A deep copied string provides exactly that, automatically.

Could you please elaborate more on *why*? I just can't see that happening.

Let's assume we have two threads running, A and B. Thread A owns a
string which it wants to pass to thread B. How does it do that?

I assume that thread A sees some string that is owned by B, and then
goes and assigns it to that string. Let's assume the string uses a
deep-copy.

If *during* that deep-copying thread B starts reading the string, it
will get incorrect data (because it has only been partially copied).

The other possibility I can think of is that thread B makes the copy.
In other words, it sees the string owned by thread A, and assigns it to
its own string.

Again: If thread A goes and modifies its string while this
deep-copying is happening, the data which is copied to B will become
corrupted.

I just can't see how deep-copying solves any synchronization problems.
The only way to copy the string from A to B safely is to lock access to
it for the duration of the copying (regardless of how the copying is
done). I can't see any other way.

 

[tni]

Could you please elaborate more on *why*? I just can't see that happening.

Let's assume we have two threads running, A and B. Thread A owns a
string which it wants to pass to thread B. How does it do that?

I assume that thread A sees some string that is owned by B, and then
goes and assigns it to that string.

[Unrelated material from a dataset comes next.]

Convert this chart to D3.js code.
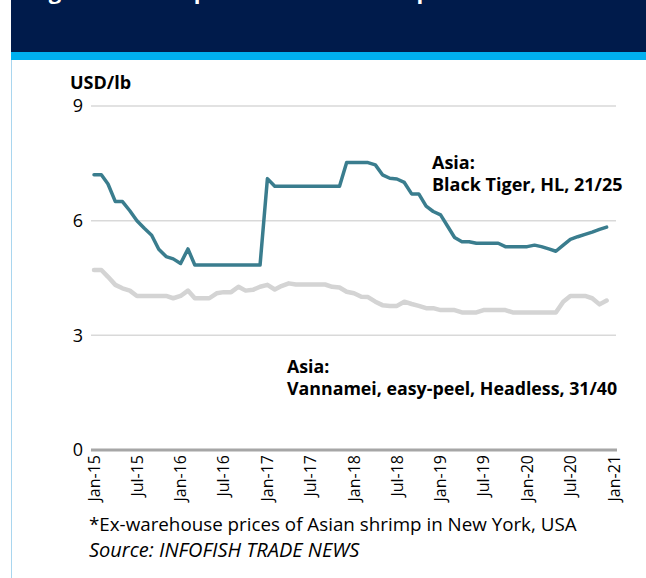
<!DOCTYPE html>
<html><head><meta charset="utf-8">
<script src="https://cdn.jsdelivr.net/npm/d3@7"></script>
<style>
html,body{margin:0;padding:0;background:#fff;}
svg{display:block;}
text{font-family:"Open Sans","Noto Sans",sans-serif;}
</style></head>
<body>
<script>
// ---- data ----
const startMonth = "2015-01";
const blackTiger = [7.2,7.2,6.96,6.5,6.5,6.26,6.0,5.8,5.62,5.25,5.06,5.0,4.88,5.26,4.84,
  4.84,4.84,4.84,4.84,4.84,4.84,4.84,4.84,4.84,
  7.1,
  6.9,6.9,6.9,6.9,6.9,6.9,6.9,6.9,6.9,6.9,
  7.52,7.52,7.52,7.52,7.46,7.2,7.11,7.09,7.0,6.7,6.7,6.38,6.24,6.15,5.84,5.56,5.45,5.45,
  5.41,5.41,5.41,5.41,5.32,5.32,5.32,5.32,5.36,5.32,5.26,5.2,5.36,5.51,5.58,5.64,5.7,5.77,5.83];
const vannamei = [4.71,4.71,4.53,4.32,4.23,4.17,4.03,4.03,4.03,4.03,4.03,3.97,4.03,4.17,3.97,
  3.97,3.97,4.1,4.13,4.13,4.27,4.17,4.19,4.27,4.32,4.2,4.29,4.36,4.33,4.33,4.33,4.33,4.33,
  4.27,4.25,4.14,4.1,4.01,4.0,3.88,3.79,3.77,3.77,3.88,3.82,3.77,3.71,3.71,3.66,3.66,3.66,
  3.6,3.6,3.6,3.66,3.66,3.66,3.66,3.6,3.6,3.6,3.6,3.6,3.6,3.6,3.88,4.03,4.03,4.03,3.97,3.81,3.91];
const tickLabels = ["Jan-15","Jul-15","Jan-16","Jul-16","Jan-17","Jul-17","Jan-18","Jul-18","Jan-19","Jul-19","Jan-20","Jul-20","Jan-21"];
const yTicks = [0,3,6,9];
const yUnit = "USD/lb";
const labelBT = ["Asia:","Black Tiger, HL, 21/25"];
const labelV = ["Asia:","Vannamei, easy-peel, Headless, 31/40"];
const footnote = "*Ex-warehouse prices of Asian shrimp in New York, USA";
const source = "Source: INFOFISH TRADE NEWS";
const title = "Figure 3: Shrimp wholesale market prices in the USA";

// ---- layout ----
const W = 646, H = 578;
const svg = d3.select("body").append("svg").attr("width", W).attr("height", H);

// header
svg.append("rect").attr("x", 11).attr("y", 0).attr("width", W - 11).attr("height", 52).attr("fill", "#001b4b");
svg.append("rect").attr("x", 11).attr("y", 52).attr("width", W - 11).attr("height", 8).attr("fill", "#00b0f0");
svg.append("text").attr("x", 30).attr("y", -1).attr("fill", "#fff")
  .attr("font-size", 22).attr("font-weight", 700).text(title);
svg.append("line").attr("x1", 11.5).attr("x2", 11.5).attr("y1", 60).attr("y2", H)
  .attr("stroke", "#a9d6ef").attr("stroke-width", 1);

const parse = d3.utcParse("%Y-%m");
const t0 = parse(startMonth);
const dates = blackTiger.map((_, i) => d3.utcMonth.offset(t0, i));
const x = d3.scaleUtc().domain([t0, d3.utcMonth.offset(t0, 72)]).range([94, 614]);
const y = d3.scaleLinear().domain([0, 9]).range([450, 106]);

// grid
svg.append("g").selectAll("line").data(yTicks.filter(d => d > 0)).join("line")
  .attr("x1", 91).attr("x2", 616).attr("y1", d => y(d)).attr("y2", d => y(d))
  .attr("stroke", "#d9d9d9").attr("stroke-width", 1.5);
svg.append("line").attr("x1", 91).attr("x2", 617).attr("y1", y(0)).attr("y2", y(0))
  .attr("stroke", "#a6a6a6").attr("stroke-width", 3);

// y labels
svg.append("g").selectAll("text").data(yTicks).join("text")
  .attr("x", 83).attr("y", d => y(d)).attr("dy", "0.35em").attr("text-anchor", "end")
  .attr("font-size", 18).attr("fill", "#000").text(d => d);
svg.append("text").attr("x", 70).attr("y", 89).attr("font-size", 18).attr("font-weight", 700)
  .attr("fill", "#000").text(yUnit);

// x labels
svg.append("g").selectAll("text").data(tickLabels).join("text")
  .attr("transform", (d, i) => `translate(${x(d3.utcMonth.offset(t0, i * 6))},455) rotate(-90)`)
  .attr("dy", "0.35em").attr("text-anchor", "end").attr("font-size", 16).attr("fill", "#000")
  .text(d => d);

// lines
const line = d3.line().x((d, i) => x(dates[i])).y(d => y(d));
svg.append("path").datum(vannamei).attr("d", line).attr("fill", "none")
  .attr("stroke", "#d4d4d4").attr("stroke-width", 4.5).attr("stroke-linejoin", "round").attr("stroke-linecap", "round");
svg.append("path").datum(blackTiger).attr("d", line).attr("fill", "none")
  .attr("stroke", "#3a7d8e").attr("stroke-width", 3.5).attr("stroke-linejoin", "round").attr("stroke-linecap", "round");

// annotations (one text element per line)
function label(lines, x0, y0, lh, fs) {
  lines.forEach((s, i) => svg.append("text").attr("x", x0).attr("y", y0 + i * lh)
    .attr("font-size", fs).attr("font-weight", 700).attr("fill", "#000").text(s));
}
label(labelBT, 432, 169, 22, 18);
label(labelV, 287, 373, 22, 17.8);

// footnotes
svg.append("text").attr("x", 89).attr("y", 531).attr("font-size", 18.8).attr("fill", "#000").text(footnote);
svg.append("text").attr("x", 89).attr("y", 557).attr("font-size", 20).attr("font-style", "italic").attr("fill", "#000").text(source);
</script>
</body></html>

Let's assume the string uses a
deep-copy.

You have some kind of shared data structure between the threads that is
used for communication. Access to that must be locked.

So, thread A would lock the shared data structure, put a copy of the
string into it (and doesn't retain any pointer or reference to that
copy), unlocks. Now thread B, can lock that data structure and retrieve
the string from it.

If you simply have some global string object, both threads have access
to it, you do need locking for that.

 

[Jerry Coffin]

[ ... ]

I just can't see how deep-copying solves any synchronization problems.
The only way to copy the string from A to B safely is to lock access to
it for the duration of the copying (regardless of how the copying is
done). I can't see any other way.

It's pretty simple really: regardless of the function I call to get
the data to the new thread, the calling of the function happens in
the original thread. There's a sequence point after evaluating the
arguments to the function and executing any code inside that
function, so by the time we've entered the function, the copy is
complete, and the code inside the function no longer has any access
to the original data at all.

A typical implementation of that function is going to take the
parameters from the stack, copy them into some structure (probably
dynamically allocated) and pass the address of that structure to the
new thread. This is necessary because the data needs to survive for
some length of time that's indeterminate to the calling thread, and
may easily extend until well after the function returns. Even in an
atypical implementation, however, the code in that function can't do
anything with the original object, because all it gets is a copy, not
any access to the original object.

If you were absolutely determined to shoot yourself in the foot, you
could have that function send the address of the second copy of the
string (the one that was actually passed to the new thread) _back_ to
other code in the original thread. At that point, you _would_ have
shared access to that copy of the string, and you'd have to
synchronize access accordingly. Likewise, you could write a copy ctor
that disguised a pass by reference as a pass by value (e.g. each copy
would contain a vector of address of objects from which it was
copied, so the copy gave access not only to the data, but also to the
original object from which the data derived.

Once the new thread is running, there's no way for the parent thread
to directly invoke any code in the new thread. Communication is only
via putting data somewhere, and the new thread picking that data up
from there. As when starting a thread, however, calling such a
function happens entirely in the parent thread, so that function will
only ever have access to a copy of anything that was passed by value.